Had the circuit court not promptly intervened, first by giving a curative instruction and then by sustaining defense counsel’s objection, thus shutting things down, I would have found the statements, standing alone, to be reversible error. A prosecutor
may prosecute with earnestness and vigor– indeed, he should do so. But, while he may strike hard blows, he is not at liberty to strike foul ones. It is as much his duty to refrain from improper methods calculated to produce a wrongful conviction as it is to use every legitimate means to bring about a just one.
Berger v. United States, 295 U.S. 78, 88, 55 S.Ct. 629, 79 L.Ed. 1314 (1935), overruled on other grounds by Stirone v. United States, 361 U.S. 212, 80 S.Ct. 270, 4 L.Ed.2d 252 (1960).

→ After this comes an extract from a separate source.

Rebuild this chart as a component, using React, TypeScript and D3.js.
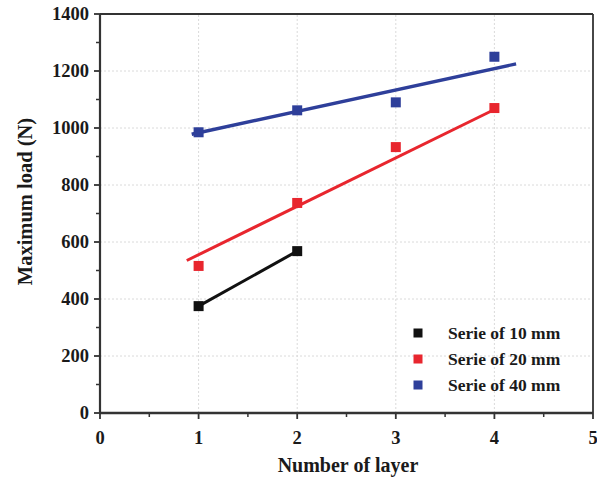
import React from "react";
import * as d3 from "d3";

// Measured maximum load for each specimen series
const layers10 = [1, 2];
const load10 = [375, 568];
const layers20 = [1, 2, 3, 4];
const load20 = [516, 737, 933, 1070];
const layers40 = [1, 2, 3, 4];
const load40 = [985, 1062, 1090, 1250];

// Linear trend lines (layer, load) end points
const fit20 = [[0.88, 535], [4.0, 1065]];
const fit40 = [[0.93, 978], [4.22, 1225]];

const xTicks = [0, 1, 2, 3, 4, 5];
const yTicks = [0, 200, 400, 600, 800, 1000, 1200, 1400];
const legendLabels = ["Serie of 10 mm", "Serie of 20 mm", "Serie of 40 mm"];
const seriesColors = ["#111111", "#e8262e", "#2e3f9a"];

const W = 597;
const H = 481;
const M = { left: 100, right: 4, top: 14, bottom: 68 };

export default function App() {
  const x = d3.scaleLinear().domain([0, 5]).range([M.left, W - M.right]);
  const y = d3.scaleLinear().domain([0, 1400]).range([H - M.bottom, M.top]);
  const line = d3
    .line<number[]>()
    .x((d) => x(d[0]))
    .y((d) => y(d[1]));

  const xMinor = d3.range(0.5, 5, 1);
  const yMinor = d3.range(100, 1400, 200);
  const font = "'Liberation Serif', 'Times New Roman', serif";
  const axisColor = "#333";
  const textColor = "#1a1a1a";

  const series = [
    { xs: layers10, ys: load10 },
    { xs: layers20, ys: load20 },
    { xs: layers40, ys: load40 },
  ];

  return (
    <svg
      width={W}
      height={H}
      style={{ position: "absolute", left: 0, top: 0, background: "#fff" }}
      fontFamily={font}
    >
      {/* grid */}
      {yTicks.slice(1, -1).map((t) => (
        <line
          key={"gy" + t}
          x1={x(0)}
          x2={x(5)}
          y1={y(t)}
          y2={y(t)}
          stroke="#dadada"
          strokeWidth={1}
          strokeDasharray="2,2"
        />
      ))}
      {xTicks.slice(1, -1).map((t) => (
        <line
          key={"gx" + t}
          x1={x(t)}
          x2={x(t)}
          y1={y(0)}
          y2={y(1400)}
          stroke="#dadada"
          strokeWidth={1}
          strokeDasharray="2,2"
        />
      ))}

      {/* frame */}
      <line x1={x(0)} x2={x(5)} y1={y(1400)} y2={y(1400)} stroke={axisColor} strokeWidth={1.8} />
      <line x1={x(5)} x2={x(5)} y1={y(0)} y2={y(1400)} stroke={axisColor} strokeWidth={1.8} />
      <line x1={x(0)} x2={x(0)} y1={y(0)} y2={y(1400)} stroke={axisColor} strokeWidth={2.2} />
      <line x1={x(0) - 1} x2={x(5)} y1={y(0)} y2={y(0)} stroke={axisColor} strokeWidth={2.6} />

      {/* y ticks */}
      {yTicks.map((t) => (
        <g key={"yt" + t}>
          <line x1={x(0) - 6} x2={x(0)} y1={y(t)} y2={y(t)} stroke={axisColor} strokeWidth={1.8} />
          <text
            x={x(0) - 11}
            y={y(t)}
            dy="0.35em"
            textAnchor="end"
            fontSize={18.5}
            fontWeight="bold"
            fill={textColor}
          >
            {t}
          </text>
        </g>
      ))}
      {yMinor.map((t) => (
        <line key={"ym" + t} x1={x(0) - 4} x2={x(0)} y1={y(t)} y2={y(t)} stroke={axisColor} strokeWidth={1.5} />
      ))}

      {/* x ticks */}
      {xTicks.map((t) => (
        <g key={"xt" + t}>
          <line x1={x(t)} x2={x(t)} y1={y(0)} y2={y(0) + 6} stroke={axisColor} strokeWidth={1.8} />
          <text
            x={x(t)}
            y={y(0) + 31}
            textAnchor="middle"
            fontSize={18.5}
            fontWeight="bold"
            fill={textColor}
          >
            {t}
          </text>
        </g>
      ))}
      {xMinor.map((t) => (
        <line key={"xm" + t} x1={x(t)} x2={x(t)} y1={y(0)} y2={y(0) + 4} stroke={axisColor} strokeWidth={1.5} />
      ))}

      {/* axis titles */}
      <text
        x={348}
        y={472}
        textAnchor="middle"
        fontSize={20}
        fontWeight="bold"
        fill={textColor}
      >
        Number of layer
      </text>
      <text
        transform={`translate(32, ${(y(0) + y(1400)) / 2 - 12}) rotate(-90)`}
        textAnchor="middle"
        fontSize={20.5}
        fontWeight="bold"
        fill={textColor}
      >
        Maximum load (N)
      </text>

      {/* connecting line for the 10 mm series */}
      <path
        d={line(layers10.map((v, i) => [v, load10[i]])) || ""}
        fill="none"
        stroke={seriesColors[0]}
        strokeWidth={3}
      />
      {/* trend lines */}
      <path d={line(fit20) || ""} fill="none" stroke={seriesColors[1]} strokeWidth={3} />
      <path d={line(fit40) || ""} fill="none" stroke={seriesColors[2]} strokeWidth={3.4} />

      {/* markers */}
      {series.map((s, si) =>
        s.xs.map((v, i) => (
          <rect
            key={`m${si}-${i}`}
            x={x(v) - 5}
            y={y(s.ys[i]) - 5}
            width={10}
            height={10}
            fill={seriesColors[si]}
          />
        ))
      )}

      {/* legend */}
      {legendLabels.map((lab, i) => (
        <g key={lab} transform={`translate(418, ${333 + i * 26})`}>
          <rect x={-4.5} y={-4.5} width={9} height={9} fill={seriesColors[i]} />
          <text x={30} y={0} dy="0.35em" fontSize={17.5} fontWeight="bold" fill={textColor}>
            {lab}
          </text>
        </g>
      ))}
    </svg>
  );
}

I conclude by returning to my earlier observation that although the petitioner’s second and third errors were not so prejudicial, standing alone, as to require reversal, the cumulative effect of the three errors in this case lead me to the conclusion that the petitioner did not receive a fair trial. I come to this conclusion because, as noted, evidence of the petitioner’s guilt was not strong. The victim, A.M., initially stated that there had been no penetration and then affirmed the truth of that statement at trial; and further, the statements and testimony of A.M. and her mother were diametrically opposed as to whether A.M. had ever disclosed the sexual assault at or near the time of its alleged occurrence.8a In a bare-bones case such as this, the prejudicial effect of multiple errors cannot be denied. To the extent that there is any uncertainty as to what I see as clear reversible error in the circuit court’s refusal to give an instruction on attempt, the cumulative effect of these two additional errors, combined with the court’s failure to instruct on attempt, removes all doubt; this case should be reversed and remanded for a new trial.
For the reasons expressed herein, I respectfully dissent.